Dashing about Norfolk's roads last year showed re-bushing was going to be necessary this winter, so off we go.
The first step was to truss her up with a bungee to stop her shaking her head about. I planned to leave the yokes in place to avoid unnecessary disruption to a running bike.
Then, we need to get the front wheel off the ground without the ever-useful front stand. A scissor jack comes into play here:
Nest step is to remove the front wheel, mudguard stays on one side and remove the fork top bolt and clamping cap screw in the bottom yoke. Next, we use the fork puller tool to knock the stanchion out of the taper in the top yoke:
With the leg out, we can start disassembling. We put the leg in the vice using the cast lug on the bottom - we don't want to clamp around the thin slider. Having lifted off the spring, we can use the special tool to remove the seal holder.
With the seal holder undone, we can think about the next step. Lift the seal holder about six inches up the fork leg, and tape it out of the way. Don't try and pull it off upwards, as the leg is tapered and you will stretch the seal.
The top bush retains the leg in the slider, since the bottom bush is bolted to the leg, and the top bush is retained by a circlip under the seal. Here's the circlip in place:
You can see, at just past 12 o'clock, a semicircular groove. This gives you access to the full diameter of the circlip. Get a small flat bladed screwdriver into the groove and push the circlip out. Find the end of the circlip and maneuver the screwdriver, still holding the circlip clear of the groove, towards the end of the circlip. When the end of the circlip is free of its groove, get a scriber or another small screwdriver under the end of the circlip and maneuver it upwards, moving back along the circlip as you winkle it out.
You can then pull the leg out of the slider:
These two pairs oil holes ( the others are behind the leg) show this is a post 1953 leg, which gives more progressive rebound damping than the earlier legs (which only have one pair of holes). The long top bushes which go with these later legs are shown in the picture above; earlier legs use a top bush of about half this length.
Here are the new bushes in place.They were both oversize on the outside diameter and required some 'easing'; The lower bush is retained by the stanchion bottom nut.
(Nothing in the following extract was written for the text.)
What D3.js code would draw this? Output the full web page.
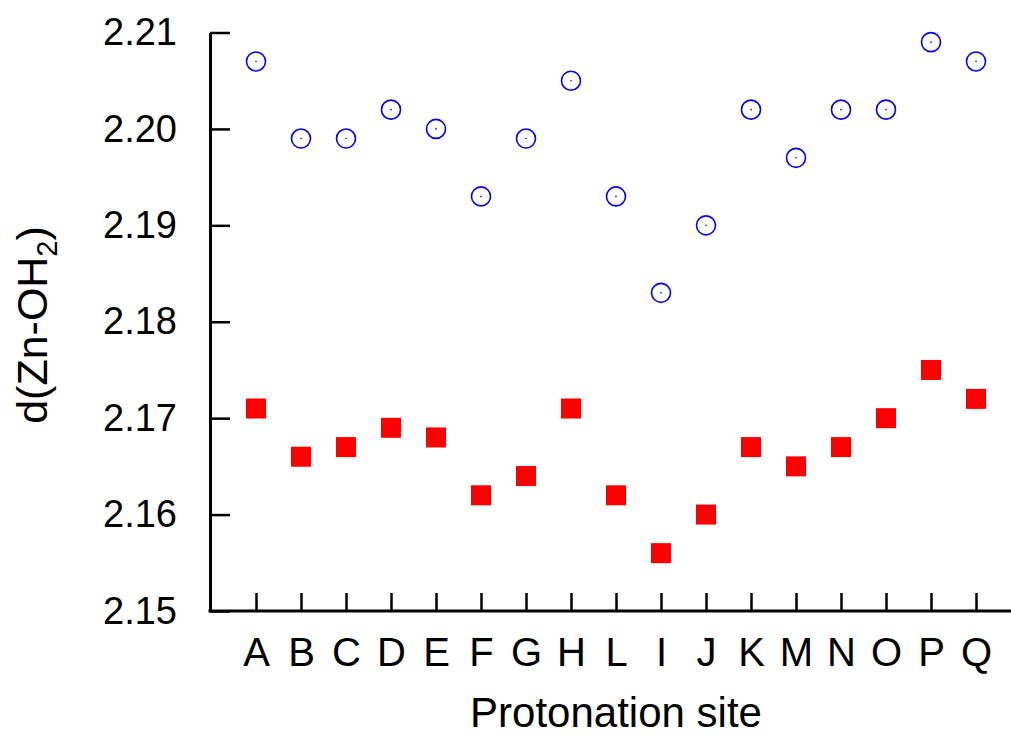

The next job is to lubricate the buses with some SAE 30 and place the stanchion back in the slider. You can then maneuver the circlip back into place by aligning one end in it's groove, and pushing the clip away from the retained end with a small screwdriver until it snaps into place. Next, put a little more oil around the top bush and screw the seal holder back down with the factory tool; fit the spring and you are done:
This is a new H18-48 stanchion top adapter, courtesy of Mr. John Budgen. The previous one succumbed to an unfortunate incident involving a copper mallet and a lack of forethought. You can see how it used to look in the previous picture - they are not very strong and cannot tolerate much abuse.
Once you have it all back together, you will need to fill the forks up with some SAE 30 engine oil. This is simply accomplished by removing the top bolt and, with a small funnel, pouring sufficient oil into the leg such that the level is 17-18 inches (43 cm) from the top of the yoke.